The A-Rods and other like-minded heartbreakers of the world embody so many of the qualities that fool us into chronic hope; they string us along because of the great moments.
Sound familiar? Flowers on the doorstep, romantic nights out, smooth talking or perhaps, an honest display to Katie Couric, a public apology and the uncanny ability to hit homeruns.
We swell over the idea of not being intermittently let down by these men, so we hang on. We follow the short string as if they go on forever, even if they lead us through tainted times and low self-esteem.

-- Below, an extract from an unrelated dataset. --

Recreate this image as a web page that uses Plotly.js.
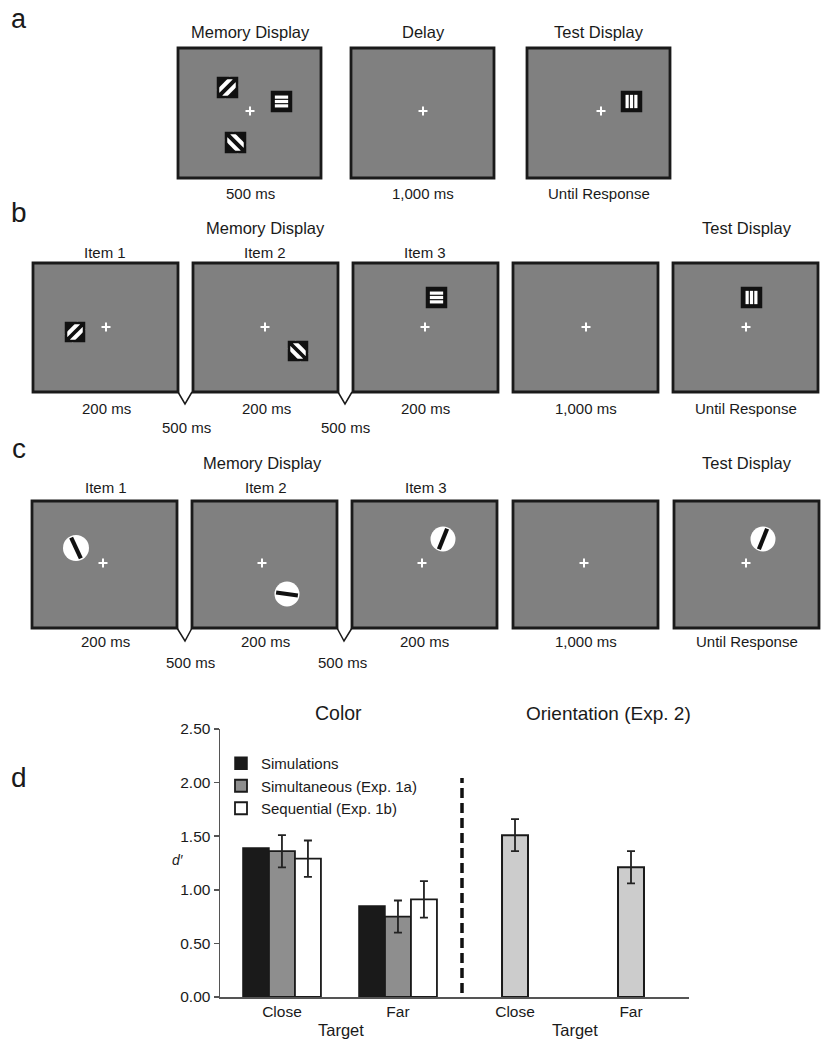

Although I am in agreement with the MLB for suspending A-Rod for his illegal drug usage, I am put off by the wavering terms that actually ensued.
Not only did Rodriguez admit to his crime, but he also gave specific times of use. Allowing him to continue to play baseball while appealing the suspension was ludicrous to begin with.
That's like having your boyfriend admit that he cheated and continue to sleep with him while he comes up with as many excuses as possible for the next few months. What type of standard does that set for future boyfriends, husbands and professional athletes?
I am sure that Alex Rodriguez spent some time regretting his decisions over the past season, similar to the time he spent regretting his decisions in 2009.
A-Rod's apologies are warranted; they may even be heart-felt. Clearly, they seem to be enough for fans to line up with an array of apparel and souvenirs for this man — who has perpetuated the idea that brawn and athleticism count more than being honest and a positive role model — to sign.
We give passes to the men who cheat on us because they have great moments. We cheer for A-Rod to come back because he can still hit six balls over the left-field fence with no visible effort.
We excuse behaviors that harm our hearts and don't line up with our ideals of success because it has become more normal to do this rather than stand up and punish someone with consequences that hold any longevity.
This isn't about what type of person Alex Rodriguez is. I don't know him; maybe we watch the same television shows and pick out the same frozen yogurt flavors.
It's about accountability for actions, respecting our pastimes, like baseball, and respecting ourselves.
I don't doubt that A-Rod will continue to be an exceptional athlete, a media headliner and a thorn in the side of the Yankees franchise, but I wish he didn't have that opportunity.
I wish he had to face his mistakes and poor decisions so he would learn that things change drastically when you cheat.
I wish he spent his time building up his self-esteem so as to not make the same mistakes and poor decisions in his non-professional career. But, that seems daunting when the MLB's arms are open to him.
I want our professional sports leagues to take a page out of my broken heart's book and face the music.
We will continue to be let down if we still hand out the goods for free. Suspensions and fines are simply temporary cold shoulders and abstinence before allowing the cycle to start all over again.
Forgive Alex Rodriguez and the cheaters who leave us questioning ourselves.
Learn from the relationship, the heartbreak and the disappointment. Move forward, mend and be grateful for the experience that leaves us wiser in the long run.
But, don't expect different results time and time again if the nature of the relationship doesn't change.
Whether you continue to sleep with the cheating scumbag or continually admit the steroid-slinging shortstop back into the game, results are not likely to vary.
I'm not buying it, A-Rod. Once a cheater, always a cheater.